**EXERCISE TASK**
Output each line exactly as it appears, skipping any embedded picture.

**RECORDED INFORMATION**

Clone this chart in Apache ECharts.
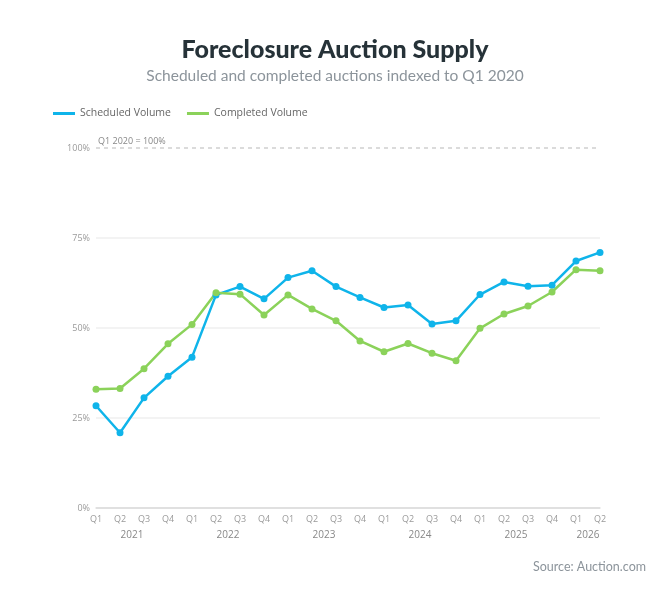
<!DOCTYPE html>
<html>
<head>
    <meta charset="utf-8">
    <title>Foreclosure Auction Supply</title>
    <script src="https://cdn.jsdelivr.net/npm/echarts@6/dist/echarts.min.js"></script>
    <style>
        html, body { margin: 0; padding: 0; background: #fff; }
        #main { width: 670px; height: 592px; }
    </style>
</head>
<body>
<div id="main"></div>
<script type="text/javascript">
    // quarters 2021 Q1 .. 2026 Q2
    var quarters = ['Q1','Q2','Q3','Q4','Q1','Q2','Q3','Q4','Q1','Q2','Q3','Q4',
                    'Q1','Q2','Q3','Q4','Q1','Q2','Q3','Q4','Q1','Q2'];
    var years = ['2021','2021','2021','2021','2022','2022','2022','2022','2023','2023','2023','2023',
                 '2024','2024','2024','2024','2025','2025','2025','2025','2026','2026'];
    var scheduled = [28.4, 20.9, 30.6, 36.6, 41.9, 59.2, 61.5, 58.1, 64.0, 65.9, 61.5, 58.5,
                     55.7, 56.4, 51.1, 52.0, 59.3, 62.8, 61.6, 61.9, 68.6, 71.0];
    var completed = [33.0, 33.2, 38.7, 45.6, 51.0, 59.8, 59.4, 53.6, 59.2, 55.3, 52.0, 46.4,
                     43.4, 45.7, 43.0, 40.9, 49.9, 53.9, 56.1, 60.0, 66.2, 65.9];
    var yTicks = [0, 25, 50, 75, 100];

    // centre index of each year group, for the second label row
    var yearCentre = {};
    (function () {
        var first = {}, last = {};
        years.forEach(function (y, i) {
            if (first[y] === undefined) first[y] = i;
            last[y] = i;
        });
        for (var y in first) yearCentre[((first[y] + last[y]) / 2).toFixed(1)] = y;
    })();

    var blue = '#0fb4ea';
    var green = '#8bd25a';
    var axisText = '#9a9a9a';

    var myChart = echarts.init(document.getElementById('main'));
    var option = {
        backgroundColor: '#fff',
        animation: false,
        title: [{
            text: 'Foreclosure Auction Supply',
            left: 'center',
            top: 32,
            textStyle: { fontFamily: 'Lato', fontWeight: 900, fontSize: 25, color: '#263238' }
        }, {
            text: 'Scheduled and completed auctions indexed to Q1 2020',
            left: 'center',
            top: 63,
            textStyle: { fontFamily: 'Lato', fontWeight: 'normal', fontSize: 15.5, color: '#8c949b' }
        }, {
            text: 'Source: Auction.com',
            right: 19,
            top: 555,
            textStyle: { fontFamily: 'Lato', fontWeight: 'normal', fontSize: 12.5, color: '#8c949b' }
        }],
        legend: {
            left: 48,
            top: 103,
            itemWidth: 22,
            itemHeight: 3,
            itemGap: 16,
            icon: 'rect',
            textStyle: { fontFamily: 'Open Sans', fontSize: 10.5, color: '#666' },
            data: ['Scheduled Volume', 'Completed Volume']
        },
        grid: { left: 96, right: 70, top: 148, bottom: 84 },
        xAxis: [{
            type: 'category',
            data: quarters,
            boundaryGap: false,
            axisLine: { lineStyle: { color: '#dedede', width: 1.5 } },
            axisTick: { show: false },
            axisLabel: { color: axisText, fontFamily: 'Open Sans', fontSize: 9, margin: 7, interval: 0 }
        }, {
            type: 'value',
            position: 'bottom',
            min: 0,
            max: quarters.length - 1,
            interval: 0.5,
            axisLine: { show: false },
            axisTick: { show: false },
            splitLine: { show: false },
            axisLabel: {
                color: '#888', fontFamily: 'Open Sans', fontSize: 10, margin: 22,
                showMinLabel: true, showMaxLabel: true,
                formatter: function (v) { return yearCentre[v.toFixed(1)] || ''; }
            }
        }],
        yAxis: {
            type: 'value',
            min: 0,
            max: 100,
            interval: 25,
            axisLine: { show: false },
            axisTick: { show: false },
            axisLabel: { color: axisText, fontFamily: 'Open Sans', fontSize: 9, margin: 6,
                formatter: function (v) { return yTicks.indexOf(v) >= 0 ? v + '%' : ''; } },
            splitLine: { lineStyle: { color: ['#dedede', '#efefef', '#efefef', '#efefef', 'rgba(0,0,0,0)'], width: 1.5 } }
        },
        series: [{
            name: 'Scheduled Volume',
            type: 'line',
            data: scheduled,
            color: blue,
            symbol: 'circle',
            symbolSize: 7,
            lineStyle: { width: 2.5 },
            markLine: {
                silent: true,
                symbol: 'none',
                lineStyle: { type: [4, 4], color: '#cfcfcf', width: 1.5 },
                label: {
                    position: 'insideStartTop',
                    formatter: 'Q1 2020 = 100%',
                    color: '#888', fontFamily: 'Open Sans', fontSize: 9, distance: [2, 2]
                },
                data: [{ yAxis: 100 }]
            }
        }, {
            name: 'Completed Volume',
            type: 'line',
            data: completed,
            color: green,
            symbol: 'circle',
            symbolSize: 7,
            lineStyle: { width: 2.5 }
        }]
    };
    myChart.setOption(option);
</script>
</body>
</html>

**EXERCISE RESULT**
Clone this chart in Apache ECharts.
<!DOCTYPE html>
<html>
<head>
    <meta charset="utf-8">
    <title>Foreclosure Auction Supply</title>
    <script src="https://cdn.jsdelivr.net/npm/echarts@6/dist/echarts.min.js"></script>
    <style>
        html, body { margin: 0; padding: 0; background: #fff; }
        #main { width: 670px; height: 592px; }
    </style>
</head>
<body>
<div id="main"></div>
<script type="text/javascript">
    // quarters 2021 Q1 .. 2026 Q2
    var quarters = ['Q1','Q2','Q3','Q4','Q1','Q2','Q3','Q4','Q1','Q2','Q3','Q4',
                    'Q1','Q2','Q3','Q4','Q1','Q2','Q3','Q4','Q1','Q2'];
    var years = ['2021','2021','2021','2021','2022','2022','2022','2022','2023','2023','2023','2023',
                 '2024','2024','2024','2024','2025','2025','2025','2025','2026','2026'];
    var scheduled = [28.4, 20.9, 30.6, 36.6, 41.9, 59.2, 61.5, 58.1, 64.0, 65.9, 61.5, 58.5,
                     55.7, 56.4, 51.1, 52.0, 59.3, 62.8, 61.6, 61.9, 68.6, 71.0];
    var completed = [33.0, 33.2, 38.7, 45.6, 51.0, 59.8, 59.4, 53.6, 59.2, 55.3, 52.0, 46.4,
                     43.4, 45.7, 43.0, 40.9, 49.9, 53.9, 56.1, 60.0, 66.2, 65.9];
    var yTicks = [0, 25, 50, 75, 100];

    // centre index of each year group, for the second label row
    var yearCentre = {};
    (function () {
        var first = {}, last = {};
        years.forEach(function (y, i) {
            if (first[y] === undefined) first[y] = i;
            last[y] = i;
        });
        for (var y in first) yearCentre[((first[y] + last[y]) / 2).toFixed(1)] = y;
    })();

    var blue = '#0fb4ea';
    var green = '#8bd25a';
    var axisText = '#9a9a9a';

    var myChart = echarts.init(document.getElementById('main'));
    var option = {
        backgroundColor: '#fff',
        animation: false,
        title: [{
            text: 'Foreclosure Auction Supply',
            left: 'center',
            top: 32,
            textStyle: { fontFamily: 'Lato', fontWeight: 900, fontSize: 25, color: '#263238' }
        }, {
            text: 'Scheduled and completed auctions indexed to Q1 2020',
            left: 'center',
            top: 63,
            textStyle: { fontFamily: 'Lato', fontWeight: 'normal', fontSize: 15.5, color: '#8c949b' }
        }, {
            text: 'Source: Auction.com',
            right: 19,
            top: 555,
            textStyle: { fontFamily: 'Lato', fontWeight: 'normal', fontSize: 12.5, color: '#8c949b' }
        }],
        legend: {
            left: 48,
            top: 103,
            itemWidth: 22,
            itemHeight: 3,
            itemGap: 16,
            icon: 'rect',
            textStyle: { fontFamily: 'Open Sans', fontSize: 10.5, color: '#666' },
            data: ['Scheduled Volume', 'Completed Volume']
        },
        grid: { left: 96, right: 70, top: 148, bottom: 84 },
        xAxis: [{
            type: 'category',
            data: quarters,
            boundaryGap: false,
            axisLine: { lineStyle: { color: '#dedede', width: 1.5 } },
            axisTick: { show: false },
            axisLabel: { color: axisText, fontFamily: 'Open Sans', fontSize: 9, margin: 7, interval: 0 }
        }, {
            type: 'value',
            position: 'bottom',
            min: 0,
            max: quarters.length - 1,
            interval: 0.5,
            axisLine: { show: false },
            axisTick: { show: false },
            splitLine: { show: false },
            axisLabel: {
                color: '#888', fontFamily: 'Open Sans', fontSize: 10, margin: 22,
                showMinLabel: true, showMaxLabel: true,
                formatter: function (v) { return yearCentre[v.toFixed(1)] || ''; }
            }
        }],
        yAxis: {
            type: 'value',
            min: 0,
            max: 100,
            interval: 25,
            axisLine: { show: false },
            axisTick: { show: false },
            axisLabel: { color: axisText, fontFamily: 'Open Sans', fontSize: 9, margin: 6,
                formatter: function (v) { return yTicks.indexOf(v) >= 0 ? v + '%' : ''; } },
            splitLine: { lineStyle: { color: ['#dedede', '#efefef', '#efefef', '#efefef', 'rgba(0,0,0,0)'], width: 1.5 } }
        },
        series: [{
            name: 'Scheduled Volume',
            type: 'line',
            data: scheduled,
            color: blue,
            symbol: 'circle',
            symbolSize: 7,
            lineStyle: { width: 2.5 },
            markLine: {
                silent: true,
                symbol: 'none',
                lineStyle: { type: [4, 4], color: '#cfcfcf', width: 1.5 },
                label: {
                    position: 'insideStartTop',
                    formatter: 'Q1 2020 = 100%',
                    color: '#888', fontFamily: 'Open Sans', fontSize: 9, distance: [2, 2]
                },
                data: [{ yAxis: 100 }]
            }
        }, {
            name: 'Completed Volume',
            type: 'line',
            data: completed,
            color: green,
            symbol: 'circle',
            symbolSize: 7,
            lineStyle: { width: 2.5 }
        }]
    };
    myChart.setOption(option);
</script>
</body>
</html>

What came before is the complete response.